Hi Iceberg devs,

I see that guava and slf4j-api are compileOnly dependencies. This implies
that they are not required at runtime and will not be resolved when
resolving Iceberg artifacts. So it might very well be the case that, say
for example, for iceberg-spark, the guava dependency that could be used
would be coming from Spark itself which could very well be different from
what we intended.

I think these should be changed to compile as these are required
dependencies, thoughts?

Today, iceberg-runtime and iceberg-presto-runtime artifacts will not
include these dependencies as they are declared as compileonly and we have
configured shadow tasks to pick dependencies from "shadow" configuration.

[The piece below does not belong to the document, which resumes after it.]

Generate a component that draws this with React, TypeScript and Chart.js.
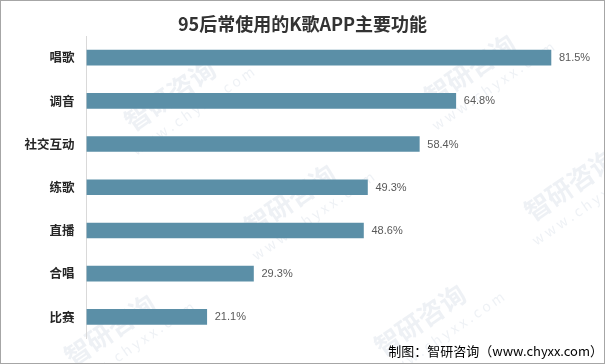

I think these slf4j and guava should be part of these iceberg runtime
artifacts, no?

Also, iceberg-[presto]-runtime reconfigure/recreates "shadow" configuration
https://imperceptiblethoughts.com/shadow/configuration/#configuring-the-runtime-classpath.
This configuration is reserved by Shadow task to add transitive
dependencies which are not to be bundled in the fat jar.

I think that we should not recreate "shadow" configuration and use standard
runtime/compile configuration for shadow task to use.

My last comment is what is the expected/recommended way to use Iceberg
artifacts in a runtime say Spark. Should thin jars with transitive
dependencies be used or an Iceberg runtime with shaded dependencies [most
common dependencies which could conflict e.g guava, avro] be used?